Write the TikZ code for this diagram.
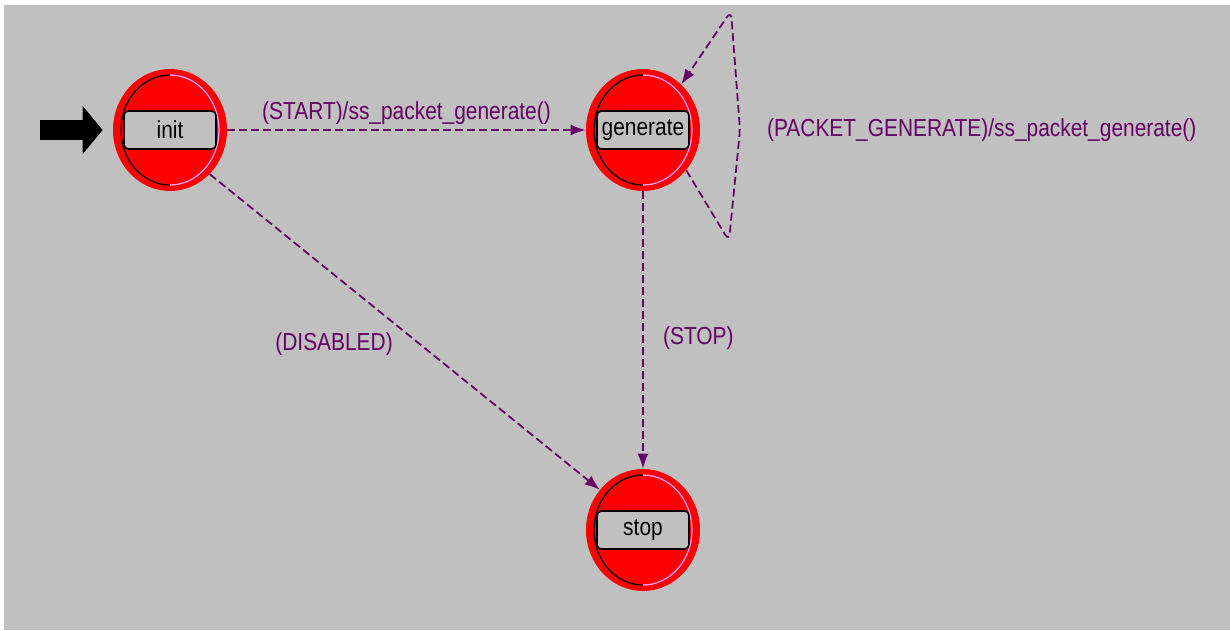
\documentclass[tikz,border=0pt]{standalone}
\usepackage{fontspec}
\newfontfamily\diafont[FakeStretch=0.85]{Liberation Sans}
\usetikzlibrary{positioning,arrows.meta,calc,shapes.geometric}
\definecolor{bggray}{RGB}{192,192,192}
\definecolor{transpurple}{RGB}{102,0,102}
\definecolor{ringpink}{RGB}{255,160,255}

\begin{document}
\begin{tikzpicture}[
  >={Latex[length=0.3cm,width=0.22cm]},
  font=\diafont\fontsize{14}{16}\selectfont,
  fsmstate/.style={ellipse, fill=red, minimum width=2.28cm, minimum height=2.44cm, inner sep=0pt},
  statebox/.style={draw=black, line width=0.9pt, rounded corners=2.5pt, fill=bggray, minimum width=1.84cm, minimum height=0.76cm, inner sep=1pt},
  trans/.style={->, draw=transpurple, line width=1pt, dash pattern=on 0.16cm off 0.08cm},
  translbl/.style={text=transpurple, inner sep=1pt},
  entryarrow/.style={black, line width=0.4cm, -{Triangle[length=0.4cm,width=0.94cm]}}
]
\useasboundingbox (0,0) rectangle (24.6,12.6);
\fill[bggray] (0.08,0) rectangle (24.6,12.5);

% states
\node[fsmstate] (init) at (3.4,10.0) {};
\node[fsmstate] (generate) at (12.86,10.0) {};
\node[fsmstate] (stop) at (12.86,2.0) {};

\foreach \s in {init,generate,stop} {
  \draw[black, line width=0.7pt] ($(\s.center)+(0,1.1)$) arc[start angle=90, end angle=270, x radius=0.98cm, y radius=1.1cm];
  \draw[ringpink, line width=0.7pt] ($(\s.center)+(0,-1.1)$) arc[start angle=-90, end angle=90, x radius=0.98cm, y radius=1.1cm];
}

\node[statebox] (init-box) at (init) {init};
\node[statebox] (generate-box) at (generate) {generate};
\node[statebox] (stop-box) at (stop) {stop};

% entry
\coordinate (entry) at (0.8,10.0);
\draw[entryarrow, shorten >=0.2cm] (entry) -- (init);

% transitions
\draw[trans] (init) -- node[translbl, above=0.06cm] (start-lbl) {(START)/ss\_packet\_generate()} (generate);
\draw[trans] (init.-48) -- node[translbl, pos=0.54, left=0.5cm] (disabled-lbl) {(DISABLED)} (stop.137);
\draw[trans] (generate) -- node[translbl, pos=0.53, right=0.35cm] (stop-lbl) {(STOP)} (stop);

\coordinate (loop-lo) at (14.58,7.78);
\coordinate (loop-mid) at (14.8,10.0);
\coordinate (loop-hi) at (14.62,12.38);
\draw[trans, rounded corners=0.15cm] (generate.-43) -- (loop-lo) -- (loop-mid) -- (loop-hi) -- (generate.50);
\node[translbl, right=0.5cm of loop-mid] (pkt-lbl) {(PACKET\_GENERATE)/ss\_packet\_generate()};

\end{tikzpicture}
\end{document}
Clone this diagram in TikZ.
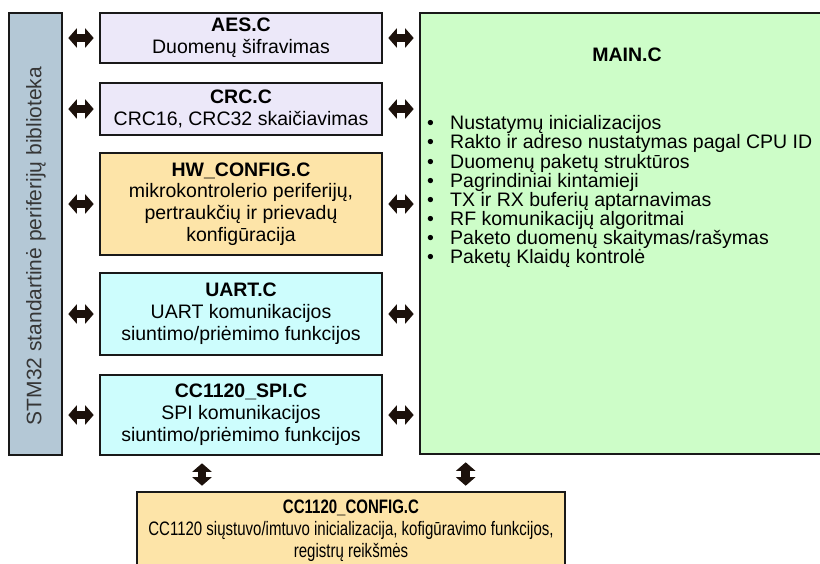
\documentclass[tikz,border=0pt]{standalone}
\usepackage{fontspec}
\setmainfont{Liberation Sans}
\newfontfamily\narrowsans[FakeStretch=0.77]{Liberation Sans}
\usetikzlibrary{arrows.meta}

\definecolor{barfill}{HTML}{B4C8D6}
\definecolor{lavender}{HTML}{ECE8F9}
\definecolor{peach}{HTML}{FDE4A8}
\definecolor{aqua}{HTML}{CDFDFD}
\definecolor{mint}{HTML}{CDFDC8}
\definecolor{tipcol}{HTML}{1C110B}
\definecolor{bartext}{HTML}{363636}

\tikzset{
  modbox/.style={draw=black!90, line width=2.6pt, inner sep=0pt, align=center,
    font=\fontsize{19.5}{21.8}\selectfont},
  dblarrow/.style={draw=tipcol, line width=8.5pt,
    {Triangle[width=19pt,length=8.5pt]}-{Triangle[width=19pt,length=8.5pt]}},
}

\begin{document}
\begin{tikzpicture}[x=1pt, y=-1pt]
  \clip (0,0) rectangle (820,563);
  \fill[white] (0,0) rectangle (820,563);

  % peripheral library bar
  \node[modbox, fill=barfill, minimum width=53pt, minimum height=442pt] (bar) at (35.5,234) {};
  \node[rotate=90, text=bartext, font=\fontsize{21}{22}\selectfont, inner sep=0pt] (bartxt) at (36,246)
    {STM32 standartinė periferijų biblioteka};

  % source modules
  \node[modbox, fill=lavender, minimum width=282pt, minimum height=50pt] (aes) at (241,38)
    {\textbf{AES.C}\\Duomenų šifravimas};
  \node[modbox, fill=lavender, minimum width=282pt, minimum height=52pt] (crc) at (241,109)
    {\textbf{CRC.C}\\CRC16, CRC32 skaičiavimas};
  \node[modbox, fill=peach, minimum width=282pt, minimum height=102pt] (hw) at (241,204)
    {\textbf{HW\_CONFIG.C}\\mikrokontrolerio periferijų,\\pertraukčių ir prievadų\\konfigūracija};
  \node[modbox, fill=aqua, minimum width=282pt, minimum height=82pt] (uart) at (241,314)
    {\textbf{UART.C}\\UART komunikacijos\\siuntimo/priėmimo funkcijos};
  \node[modbox, fill=aqua, minimum width=282pt, minimum height=80pt] (spi) at (241,415)
    {\textbf{CC1120\_SPI.C}\\SPI komunikacijos\\siuntimo/priėmimo funkcijos};

  % main module
  \node[modbox, fill=mint, minimum width=420pt, minimum height=441pt] (main) at (630,233.5) {};
  \node[font=\fontsize{19.5}{21.8}\selectfont\bfseries, inner sep=0pt] (maintitle) at (627,55) {MAIN.C};
  \node[anchor=north west, align=left, inner sep=0pt,
        font=\fontsize{19.5}{19.1}\selectfont] (mainlist) at (427,115.5) {%
    \makebox[23pt][l]{\textbullet}Nustatymų inicializacijos\\
    \makebox[23pt][l]{\textbullet}Rakto ir adreso nustatymas pagal CPU ID\\
    \makebox[23pt][l]{\textbullet}Duomenų paketų struktūros\\
    \makebox[23pt][l]{\textbullet}Pagrindiniai kintamieji\\
    \makebox[23pt][l]{\textbullet}TX ir RX buferių aptarnavimas\\
    \makebox[23pt][l]{\textbullet}RF komunikacijų algoritmai\\
    \makebox[23pt][l]{\textbullet}Paketo duomenų skaitymas/rašymas\\
    \makebox[23pt][l]{\textbullet}Paketų Klaidų kontrolė};

  % radio configuration module
  \node[modbox, fill=peach, minimum width=428pt, minimum height=84pt] (cfg) at (351,534) {};
  \node[align=center, inner sep=0pt, font=\fontsize{19.5}{22}\selectfont\narrowsans] (cfgtxt) at (351,530.5)
    {\textbf{CC1120\_CONFIG.C}\\CC1120 siųstuvo/imtuvo inicializacija, kofigūravimo funkcijos,\\registrų reikšmės};

  % links to the peripheral library
  \foreach \m in {aes,crc,hw,uart,spi}{
    \draw[dblarrow, shorten <=5pt, shorten >=5pt] (bar.east |- \m.west) -- (\m.west);
  }
  % links to main
  \foreach \m in {aes,crc,hw,uart,spi}{
    \draw[dblarrow, shorten <=5pt, shorten >=5pt] (\m.east) -- (\m.east -| main.west);
  }
  % links to the radio configuration
  \draw[dblarrow, shorten <=7pt, shorten >=5pt] ([xshift=-39pt]spi.south) -- ([xshift=-39pt]spi.south |- cfg.north);
  \draw[dblarrow, shorten <=7pt, shorten >=5pt] ([xshift=47pt]main.south west) -- ([xshift=47pt]main.south west |- cfg.north);
\end{tikzpicture}
\end{document}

■ ■ ■

Retype each entry precisely. Skip images entirely.

RESULT OF THIS TASK:
Write the TikZ code for this diagram.
\documentclass[tikz,border=0pt]{standalone}
\usepackage{fontspec}
\newfontfamily\diafont[FakeStretch=0.85]{Liberation Sans}
\usetikzlibrary{positioning,arrows.meta,calc,shapes.geometric}
\definecolor{bggray}{RGB}{192,192,192}
\definecolor{transpurple}{RGB}{102,0,102}
\definecolor{ringpink}{RGB}{255,160,255}

\begin{document}
\begin{tikzpicture}[
  >={Latex[length=0.3cm,width=0.22cm]},
  font=\diafont\fontsize{14}{16}\selectfont,
  fsmstate/.style={ellipse, fill=red, minimum width=2.28cm, minimum height=2.44cm, inner sep=0pt},
  statebox/.style={draw=black, line width=0.9pt, rounded corners=2.5pt, fill=bggray, minimum width=1.84cm, minimum height=0.76cm, inner sep=1pt},
  trans/.style={->, draw=transpurple, line width=1pt, dash pattern=on 0.16cm off 0.08cm},
  translbl/.style={text=transpurple, inner sep=1pt},
  entryarrow/.style={black, line width=0.4cm, -{Triangle[length=0.4cm,width=0.94cm]}}
]
\useasboundingbox (0,0) rectangle (24.6,12.6);
\fill[bggray] (0.08,0) rectangle (24.6,12.5);

% states
\node[fsmstate] (init) at (3.4,10.0) {};
\node[fsmstate] (generate) at (12.86,10.0) {};
\node[fsmstate] (stop) at (12.86,2.0) {};

\foreach \s in {init,generate,stop} {
  \draw[black, line width=0.7pt] ($(\s.center)+(0,1.1)$) arc[start angle=90, end angle=270, x radius=0.98cm, y radius=1.1cm];
  \draw[ringpink, line width=0.7pt] ($(\s.center)+(0,-1.1)$) arc[start angle=-90, end angle=90, x radius=0.98cm, y radius=1.1cm];
}

\node[statebox] (init-box) at (init) {init};
\node[statebox] (generate-box) at (generate) {generate};
\node[statebox] (stop-box) at (stop) {stop};

% entry
\coordinate (entry) at (0.8,10.0);
\draw[entryarrow, shorten >=0.2cm] (entry) -- (init);

% transitions
\draw[trans] (init) -- node[translbl, above=0.06cm] (start-lbl) {(START)/ss\_packet\_generate()} (generate);
\draw[trans] (init.-48) -- node[translbl, pos=0.54, left=0.5cm] (disabled-lbl) {(DISABLED)} (stop.137);
\draw[trans] (generate) -- node[translbl, pos=0.53, right=0.35cm] (stop-lbl) {(STOP)} (stop);

\coordinate (loop-lo) at (14.58,7.78);
\coordinate (loop-mid) at (14.8,10.0);
\coordinate (loop-hi) at (14.62,12.38);
\draw[trans, rounded corners=0.15cm] (generate.-43) -- (loop-lo) -- (loop-mid) -- (loop-hi) -- (generate.50);
\node[translbl, right=0.5cm of loop-mid] (pkt-lbl) {(PACKET\_GENERATE)/ss\_packet\_generate()};

\end{tikzpicture}
\end{document}
Clone this diagram in TikZ.
\documentclass[tikz,border=0pt]{standalone}
\usepackage{fontspec}
\setmainfont{Liberation Sans}
\newfontfamily\narrowsans[FakeStretch=0.77]{Liberation Sans}
\usetikzlibrary{arrows.meta}

\definecolor{barfill}{HTML}{B4C8D6}
\definecolor{lavender}{HTML}{ECE8F9}
\definecolor{peach}{HTML}{FDE4A8}
\definecolor{aqua}{HTML}{CDFDFD}
\definecolor{mint}{HTML}{CDFDC8}
\definecolor{tipcol}{HTML}{1C110B}
\definecolor{bartext}{HTML}{363636}

\tikzset{
  modbox/.style={draw=black!90, line width=2.6pt, inner sep=0pt, align=center,
    font=\fontsize{19.5}{21.8}\selectfont},
  dblarrow/.style={draw=tipcol, line width=8.5pt,
    {Triangle[width=19pt,length=8.5pt]}-{Triangle[width=19pt,length=8.5pt]}},
}

\begin{document}
\begin{tikzpicture}[x=1pt, y=-1pt]
  \clip (0,0) rectangle (820,563);
  \fill[white] (0,0) rectangle (820,563);

  % peripheral library bar
  \node[modbox, fill=barfill, minimum width=53pt, minimum height=442pt] (bar) at (35.5,234) {};
  \node[rotate=90, text=bartext, font=\fontsize{21}{22}\selectfont, inner sep=0pt] (bartxt) at (36,246)
    {STM32 standartinė periferijų biblioteka};

  % source modules
  \node[modbox, fill=lavender, minimum width=282pt, minimum height=50pt] (aes) at (241,38)
    {\textbf{AES.C}\\Duomenų šifravimas};
  \node[modbox, fill=lavender, minimum width=282pt, minimum height=52pt] (crc) at (241,109)
    {\textbf{CRC.C}\\CRC16, CRC32 skaičiavimas};
  \node[modbox, fill=peach, minimum width=282pt, minimum height=102pt] (hw) at (241,204)
    {\textbf{HW\_CONFIG.C}\\mikrokontrolerio periferijų,\\pertraukčių ir prievadų\\konfigūracija};
  \node[modbox, fill=aqua, minimum width=282pt, minimum height=82pt] (uart) at (241,314)
    {\textbf{UART.C}\\UART komunikacijos\\siuntimo/priėmimo funkcijos};
  \node[modbox, fill=aqua, minimum width=282pt, minimum height=80pt] (spi) at (241,415)
    {\textbf{CC1120\_SPI.C}\\SPI komunikacijos\\siuntimo/priėmimo funkcijos};

  % main module
  \node[modbox, fill=mint, minimum width=420pt, minimum height=441pt] (main) at (630,233.5) {};
  \node[font=\fontsize{19.5}{21.8}\selectfont\bfseries, inner sep=0pt] (maintitle) at (627,55) {MAIN.C};
  \node[anchor=north west, align=left, inner sep=0pt,
        font=\fontsize{19.5}{19.1}\selectfont] (mainlist) at (427,115.5) {%
    \makebox[23pt][l]{\textbullet}Nustatymų inicializacijos\\
    \makebox[23pt][l]{\textbullet}Rakto ir adreso nustatymas pagal CPU ID\\
    \makebox[23pt][l]{\textbullet}Duomenų paketų struktūros\\
    \makebox[23pt][l]{\textbullet}Pagrindiniai kintamieji\\
    \makebox[23pt][l]{\textbullet}TX ir RX buferių aptarnavimas\\
    \makebox[23pt][l]{\textbullet}RF komunikacijų algoritmai\\
    \makebox[23pt][l]{\textbullet}Paketo duomenų skaitymas/rašymas\\
    \makebox[23pt][l]{\textbullet}Paketų Klaidų kontrolė};

  % radio configuration module
  \node[modbox, fill=peach, minimum width=428pt, minimum height=84pt] (cfg) at (351,534) {};
  \node[align=center, inner sep=0pt, font=\fontsize{19.5}{22}\selectfont\narrowsans] (cfgtxt) at (351,530.5)
    {\textbf{CC1120\_CONFIG.C}\\CC1120 siųstuvo/imtuvo inicializacija, kofigūravimo funkcijos,\\registrų reikšmės};

  % links to the peripheral library
  \foreach \m in {aes,crc,hw,uart,spi}{
    \draw[dblarrow, shorten <=5pt, shorten >=5pt] (bar.east |- \m.west) -- (\m.west);
  }
  % links to main
  \foreach \m in {aes,crc,hw,uart,spi}{
    \draw[dblarrow, shorten <=5pt, shorten >=5pt] (\m.east) -- (\m.east -| main.west);
  }
  % links to the radio configuration
  \draw[dblarrow, shorten <=7pt, shorten >=5pt] ([xshift=-39pt]spi.south) -- ([xshift=-39pt]spi.south |- cfg.north);
  \draw[dblarrow, shorten <=7pt, shorten >=5pt] ([xshift=47pt]main.south west) -- ([xshift=47pt]main.south west |- cfg.north);
\end{tikzpicture}
\end{document}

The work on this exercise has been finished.